**Collected data:**
#####

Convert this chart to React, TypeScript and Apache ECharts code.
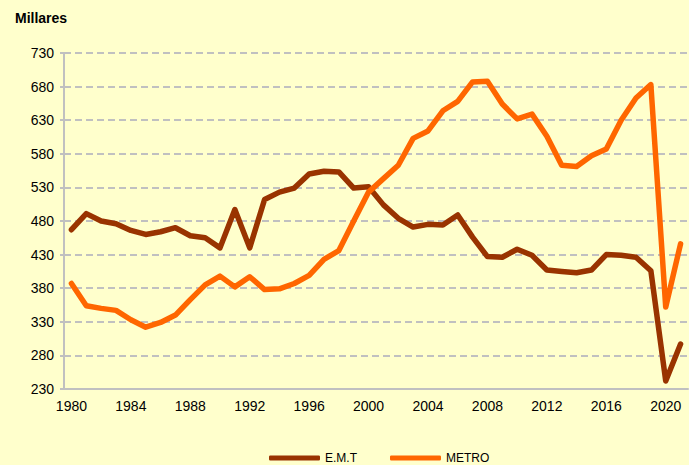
import React, { useEffect, useRef } from "react";
import * as echarts from "echarts";

const years: string[] = [];
for (let y = 1980; y <= 2021; y++) years.push(String(y));

const emt = [467, 491, 480, 476, 466, 460, 464, 470, 458, 455, 440, 497, 440, 512, 523, 529, 550, 554, 553, 529, 531, 504, 484, 471, 475, 474, 489, 456, 427, 426, 438, 429, 407, 405, 403, 407, 430, 429, 426, 406, 242, 297];
const metro = [387, 354, 350, 347, 333, 322, 329, 340, 363, 385, 398, 382, 397, 378, 379, 387, 399, 423, 436, 480, 523, 543, 563, 603, 614, 644, 658, 687, 688, 654, 632, 639, 606, 563, 561, 577, 587, 630, 663, 683, 352, 446];

const FONT = "'Liberation Sans', Arial, sans-serif";

export default function App() {
  const ref = useRef<HTMLDivElement>(null);
  useEffect(() => {
    document.body.style.margin = "0";
    const chart = echarts.init(ref.current!, null, { renderer: "svg" });
    chart.setOption({
      animation: false,
      backgroundColor: "#FFFFCC",
      textStyle: { fontFamily: FONT },
      title: {
        text: "Millares",
        left: 10,
        top: 6,
        textStyle: { fontSize: 14, fontWeight: "bold", color: "#000", fontFamily: FONT },
      },
      legend: {
        left: 264,
        top: 447,
        itemWidth: 51,
        itemHeight: 5,
        itemGap: 33,
        icon: "roundRect",
        textStyle: { fontSize: 12, color: "#000", fontFamily: FONT },
        data: ["E.M.T", "METRO"],
      },
      grid: { left: 64, right: 1, top: 53, bottom: 76 },
      xAxis: {
        type: "category",
        data: years,
        boundaryGap: true,
        axisLine: { lineStyle: { color: "#c0c0c0", width: 2 } },
        axisTick: { interval: 1, length: 5, lineStyle: { color: "#c0c0c0", width: 2 } },
        axisLabel: { interval: 3, fontSize: 14, color: "#000", margin: 10, fontFamily: FONT },
        splitLine: { show: false },
      },
      yAxis: {
        type: "value",
        min: 230,
        max: 730,
        interval: 50,
        axisLine: { show: true, lineStyle: { color: "#c0c0c0", width: 2 } },
        axisTick: { show: true, length: 4, lineStyle: { color: "#c0c0c0", width: 2 } },
        axisLabel: { fontSize: 14, color: "#000", margin: 10, fontFamily: FONT },
        splitLine: { lineStyle: { color: "#c0c0c0", width: 2, type: [7, 4] } },
      },
      series: [
        {
          name: "E.M.T",
          type: "line",
          data: emt,
          symbol: "none",
          color: "#993300",
          lineStyle: { width: 5.5, color: "#993300", cap: "round", join: "round" },
        },
        {
          name: "METRO",
          type: "line",
          data: metro,
          symbol: "none",
          color: "#FF6600",
          lineStyle: { width: 5.5, color: "#FF6600", cap: "round", join: "round" },
        },
      ],
    });
    return () => chart.dispose();
  }, []);
  return <div ref={ref} style={{ width: 689, height: 465, background: "#FFFFCC" }} />;
}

#####

**What you have to do:**
Could the lines from the top of the material through the line with "for (let y = 1980;" be repeated exactly, pictures left out?

**Solved exercise:**
Convert this chart to React, TypeScript and Apache ECharts code.
import React, { useEffect, useRef } from "react";
import * as echarts from "echarts";

const years: string[] = [];
for (let y = 1980; y <= 2021; y++) years.push(String(y));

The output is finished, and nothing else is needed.